U.S. Travel: Traveling in the U.S. this past summer we remarked how predictable everything was, even from State to State. There were a few exceptions, but by and large there was a McDonalds and a Holiday Inn Express every thirty miles or so!
Haiti Travel: We took a road trip through Haiti before our U.S. trip and we had the opposite experience. Here, we usually try to pack food to eat since fast food is a rarity…unless you want to take a chance with something being cooked along the street. On this trip we discovered that new gas stations can be an option for “fast food” or restrooms, but that you can also drive for hours and hours before finding one of those.
Five hours into our trip to northern Haiti and the Dominican Republic, we found a place by a gas station that would heat up frozen pizzas. It ended up being a very long wait as the oven heated very unevenly! But back on our way, we counted our blessings as we devoured pizza! On the return trip we had visions of pizza in our heads again, but when we finally arrived at the same place, it was closed for inventory!
Since we were traveling through unfamiliar territory and there are few road signs, we needed our GPS. The highways pass through every town and we found out that the main route can turn abruptly without signs to alert you. Consequently, when we were driving through Gonaives, without warning we suddenly found ourselves buried right in the middle of a market!
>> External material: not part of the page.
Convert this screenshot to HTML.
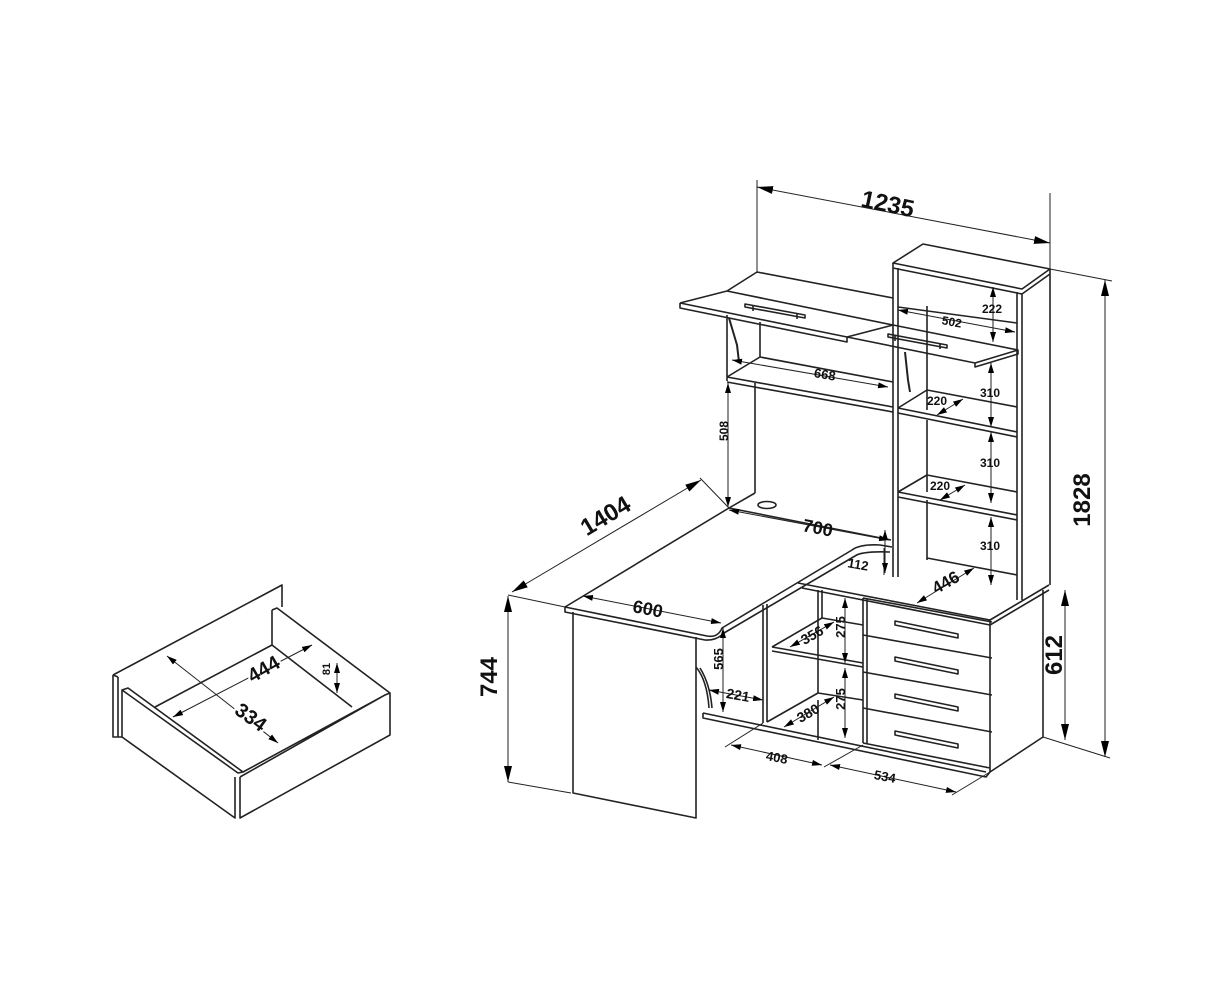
<!DOCTYPE html>
<html><head><meta charset="utf-8"><style>
html,body{margin:0;padding:0;background:#fff}
svg{display:block}
text{font-family:"Liberation Sans",sans-serif;font-weight:bold;fill:#111}
</style></head><body>
<svg width="1223" height="1000" viewBox="0 0 1223 1000" xmlns="http://www.w3.org/2000/svg">
<defs>
<marker id="a" viewBox="0 0 10 6" refX="10" refY="3" markerWidth="10" markerHeight="6" orient="auto-start-reverse" markerUnits="userSpaceOnUse"><path d="M0,0L10,3L0,6z" fill="#000"/></marker>
<marker id="b" viewBox="0 0 16 8" refX="16" refY="4" markerWidth="16" markerHeight="8" orient="auto-start-reverse" markerUnits="userSpaceOnUse"><path d="M0,0L16,4L0,8z" fill="#000"/></marker>
</defs>
<g stroke="#222" stroke-width="1.6" fill="none" stroke-linejoin="round">
<!-- tower top -->
<path d="M893,263 L923,244 L1050,269 L1022,289 Z"/>
<path d="M893,268 L1022,294 L1050,274"/>
<!-- tower verticals -->
<path d="M893,263 L893,577 M898,268 L898,577 M927,306 L927,410 M927,420 L927,492 M927,500 L927,560 M1017,292 L1017,600 M1022,294 L1022,600 M1050,269 L1050,585"/>
<!-- tower shelves -->
<path d="M898,307 L1017,323 M898,408 L1017,432 M898,413 L1017,437 M927,390 L1017,407 M898,408 L927,390"/>
<path d="M898,492 L1017,515 M898,497 L1017,520 M927,475 L1017,492 M898,492 L927,475"/>
<path d="M927,558 L1017,575"/>
<!-- hutch back panel top -->
<path d="M757,272 L893,298"/>
<!-- flap 1 -->
<path d="M680,303 L727,291 L757,272 M680,303 L847,337 M680,303 L680,308 L847,342 L847,337 M727,291 L893,325"/>
<!-- flap 2 -->
<path d="M847,337 L893,325 L1018,350 L975,363 Z M975,363 L975,367 L1018,354 L1018,350"/>
<!-- handles -->
<path d="M745,304 L805,315 L805,318 L745,307 Z M753,306 L753,311 M797,314 L797,319"/>
<path d="M888,334 L947,345 L947,348 L888,337 Z M895,336 L895,341 M940,344 L940,349"/>
<!-- hutch left side & shelf -->
<path d="M727,315 L727,381 M760,322 L760,357 M727,377 L760,357 L893,382 M727,377 L893,407 M727,382 L893,412"/>
<path d="M755,383 L755,493"/>
<!-- gas struts -->
<path d="M729,318 L737,345 L739,362 M905,352 L908,380 L910,392" stroke-width="2"/>
<!-- desk -->
<path d="M565,607 L729,508 L755,493 M729,508 L891,540"/>
<path d="M565,607 L707,636 Q718,638 722,628 L852,550 Q860,544 880,545 L892,547"/>
<path d="M565,607 L565,612 L705,640 Q716,641 724,633 L855,556 Q862,551 890,552"/>
<ellipse cx="767" cy="505" rx="9" ry="3.5"/>
<!-- left leg -->
<path d="M573,612 L573,793 L696,818 L696,637"/>
<path d="M696,667 Q707,680 709,708"/>
<path d="M700,668 Q710,684 712,708"/>
<!-- cabinet top -->
<path d="M798,583 L990,620 L1049,585 M802,588 L990,625 L1049,590"/>
<path d="M990,620 L990,772 L1043,737 L1043,590"/>
<!-- drawers -->
<path d="M863,598 L863,743 M867,599 L867,744"/>
<path d="M863,598 L992,622 M863,635 L992,658 M863,672 L992,695 M863,708 L992,732 M863,743 L990,768"/>
<path d="M895,621 L958,634 L958,638 L895,625 Z M895,657 L958,670 L958,674 L895,661 Z M895,694 L958,707 L958,711 L895,698 Z M895,731 L958,744 L958,748 L895,735 Z"/>
<!-- shelves middle -->
<path d="M763,605 L763,723 M767,604 L767,722 M818,590 L818,693 M822,590 L822,618 M818,700 L818,740"/>
<path d="M772,647 L822,618 L863,625 M772,647 L863,663 M772,651 L863,667"/>
<path d="M703,713 L986,772 M703,713 L703,718 L986,777 L990,772 M767,722 L818,693 L863,700"/>
</g>
<!-- dimension lines -->
<g stroke="#222" stroke-width="1" fill="none">
<path d="M757,180 L757,273 M1050,193 L1050,269 M1050,269 L1112,281 M1043,737 L1110,758 M729,508 L700,478 M508,595 L565,607 M508,782 L571,793"/>
<path d="M725,747 L763,723 M824,767 L863,745 M952,795 L990,772 M884,548 L884,575"/>
<line x1="757" y1="187" x2="1050" y2="243" marker-start="url(#b)" marker-end="url(#b)"/>
<line x1="1105" y1="280" x2="1105" y2="757" marker-start="url(#b)" marker-end="url(#b)"/>
<line x1="1065" y1="590" x2="1065" y2="740" marker-start="url(#b)" marker-end="url(#b)"/>
<line x1="508" y1="596" x2="508" y2="782" marker-start="url(#b)" marker-end="url(#b)"/>
<line x1="512" y1="592" x2="701" y2="480" marker-start="url(#b)" marker-end="url(#b)"/>
<line x1="583" y1="596" x2="721" y2="623" marker-start="url(#a)" marker-end="url(#a)"/>
<line x1="729" y1="510" x2="889" y2="540" marker-start="url(#a)" marker-end="url(#a)"/>
<line x1="885" y1="530" x2="885" y2="573" marker-start="url(#a)" marker-end="url(#a)"/>
<line x1="917" y1="603" x2="974" y2="568" marker-start="url(#a)" marker-end="url(#a)"/>
<line x1="723" y1="628" x2="723" y2="712" marker-start="url(#a)" marker-end="url(#a)"/>
<line x1="709" y1="690" x2="763" y2="700" marker-start="url(#a)" marker-end="url(#a)"/>
<line x1="790" y1="647" x2="834" y2="622" marker-start="url(#a)" marker-end="url(#a)"/>
<line x1="845" y1="598" x2="845" y2="663" marker-start="url(#a)" marker-end="url(#a)"/>
<line x1="845" y1="668" x2="845" y2="738" marker-start="url(#a)" marker-end="url(#a)"/>
<line x1="784" y1="727" x2="834" y2="697" marker-start="url(#a)" marker-end="url(#a)"/>
<line x1="731" y1="745" x2="822" y2="765" marker-start="url(#a)" marker-end="url(#a)"/>
<line x1="830" y1="765" x2="956" y2="792" marker-start="url(#a)" marker-end="url(#a)"/>
<line x1="732" y1="360" x2="888" y2="387" marker-start="url(#a)" marker-end="url(#a)"/>
<line x1="728" y1="383" x2="728" y2="507" marker-start="url(#a)" marker-end="url(#a)"/>
<line x1="898" y1="310" x2="1015" y2="332" marker-start="url(#a)" marker-end="url(#a)"/>
<line x1="993" y1="287" x2="993" y2="342" marker-start="url(#a)" marker-end="url(#a)"/>
<line x1="991" y1="363" x2="991" y2="427" marker-start="url(#a)" marker-end="url(#a)"/>
<line x1="991" y1="432" x2="991" y2="503" marker-start="url(#a)" marker-end="url(#a)"/>
<line x1="991" y1="517" x2="991" y2="585" marker-start="url(#a)" marker-end="url(#a)"/>
<line x1="937" y1="415" x2="963" y2="399" marker-start="url(#a)" marker-end="url(#a)"/>
<line x1="940" y1="500" x2="965" y2="485" marker-start="url(#a)" marker-end="url(#a)"/>
</g>
<!-- labels -->
<text x="888" y="212" font-size="24" text-anchor="middle" transform="rotate(12 888 203)">1235</text>
<text x="1098" y="508" font-size="24" text-anchor="middle" transform="rotate(-90 1090 508)">1828</text>
<text x="1070" y="663" font-size="24" text-anchor="middle" transform="rotate(-90 1062 663)">612</text>
<text x="505" y="685" font-size="24" text-anchor="middle" transform="rotate(-90 497 685)">744</text>
<text x="605" y="524" font-size="24" text-anchor="middle" transform="rotate(-31 605 515)">1404</text>
<text x="648" y="615" font-size="18" text-anchor="middle" transform="rotate(11 648 608)">600</text>
<text x="818" y="534" font-size="18" text-anchor="middle" transform="rotate(11 818 527)">700</text>
<text x="858" y="569" font-size="13" text-anchor="middle" transform="rotate(10 858 565)">112</text>
<text x="946" y="588" font-size="17" text-anchor="middle" transform="rotate(-30 946 583)">446</text>
<text x="727" y="663" font-size="13" text-anchor="middle" transform="rotate(-90 723 663)">565</text>
<text x="738" y="700" font-size="14" text-anchor="middle" transform="rotate(10 738 695)">221</text>
<text x="812" y="640" font-size="14" text-anchor="middle" transform="rotate(-30 812 635)">356</text>
<text x="849" y="631" font-size="13" text-anchor="middle" transform="rotate(-90 845 631)">275</text>
<text x="849" y="703" font-size="13" text-anchor="middle" transform="rotate(-90 845 703)">275</text>
<text x="808" y="718" font-size="14" text-anchor="middle" transform="rotate(-30 808 713)">380</text>
<text x="777" y="762" font-size="13" text-anchor="middle" transform="rotate(11 777 757)">408</text>
<text x="885" y="781" font-size="13" text-anchor="middle" transform="rotate(11 885 776)">534</text>
<text x="825" y="379" font-size="13" text-anchor="middle" transform="rotate(10 825 374)">668</text>
<text x="732" y="435" font-size="12" text-anchor="middle" transform="rotate(-90 728 435)">508</text>
<text x="952" y="326" font-size="12" text-anchor="middle" transform="rotate(10 952 321)">502</text>
<text x="992" y="313" font-size="12" text-anchor="middle">222</text>
<text x="990" y="397" font-size="12" text-anchor="middle">310</text>
<text x="990" y="467" font-size="12" text-anchor="middle">310</text>
<text x="990" y="550" font-size="12" text-anchor="middle">310</text>
<text x="937" y="405" font-size="12" text-anchor="middle">220</text>
<text x="940" y="490" font-size="12" text-anchor="middle">220</text>
<!-- drawer -->
<g stroke="#222" stroke-width="1.6" fill="none" stroke-linejoin="round">
<path d="M113,675 L282,585 L282,607 M113,675 L113,737 L122,737 M118,677 L118,737"/>
<path d="M113,675 L118,677"/>
<path d="M122,690 L128,688 L243,772 L238,773 L122,690 Z M122,690 L122,737 L235,818 L235,777 M240,777 L240,818 L390,735 L390,693 L385,695 L240,777 M243,772 L385,695"/>
<path d="M272,610 L277,608 L390,693 M272,610 L272,645 M155,707 L272,645 L352,707"/>
</g>
<g stroke="#222" stroke-width="1" fill="none">
<line x1="173" y1="717" x2="312" y2="645" marker-start="url(#a)" marker-end="url(#a)"/>
<line x1="167" y1="656" x2="278" y2="743" marker-start="url(#a)" marker-end="url(#a)"/>
<line x1="337" y1="663" x2="337" y2="693" marker-start="url(#a)" marker-end="url(#a)"/>
</g>
<text x="263" y="676" font-size="20" text-anchor="middle" transform="rotate(-30 263 668)" stroke="#fff" stroke-width="4" paint-order="stroke">444</text>
<text x="251" y="724" font-size="20" text-anchor="middle" transform="rotate(36 251 717)" stroke="#fff" stroke-width="4" paint-order="stroke">334</text>
<text x="330" y="677" font-size="11" text-anchor="middle" transform="rotate(-90 326 673)">81</text>
</svg>
</body></html>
It took a few tight turns and a review of GPS (We were feeling very disoriented) to get our bearings and get back on the right route!
The next thing is the amount of unpaved and unrepaired roads one has to endure. After eleven hours of bouncing around in the back, one of our kids actually jumped out screaming! Luckily, at that point we were home… Riding in the front seat is the lap of luxury as far as bumps and air conditioning go. We tried to take turns because sitting in the front is much better than the back.
Finally, there is the element of surprise that comes with traveling in Haiti. (We know it is like this in other parts of the world too.) Roadblocks occur in and nearby major cities. Coming through Port-au-Prince on the way back we could see up ahead that the road is totally filled with people, and now the people are running in our direction as tear gas starts flying! We have to quickly turn around and back-track with the fleeing mob…
Most towns have Market Day on Saturday as well as one other day of the week. You have to learn which towns to avoid on which day! Once we were in the mountains and came upon a small village Market Day. We knew what was coming because for a long ways we first passed all the donkeys “parallel parked” on each side of the road! Since they were not expecting a vehicle to come through their town, they had to move tables and produce piled on the ground for us to drive through!
They tell us if you want to understand the Haitian culture, it is somewhat like Haitian driving. You never stop, you just maneuver your way around everything and everybody. There are no hard and fast rules; you take it as it comes and everything is negotiable. If there is a will, there is a way! That must be why they keep coming back up each time they get knocked down.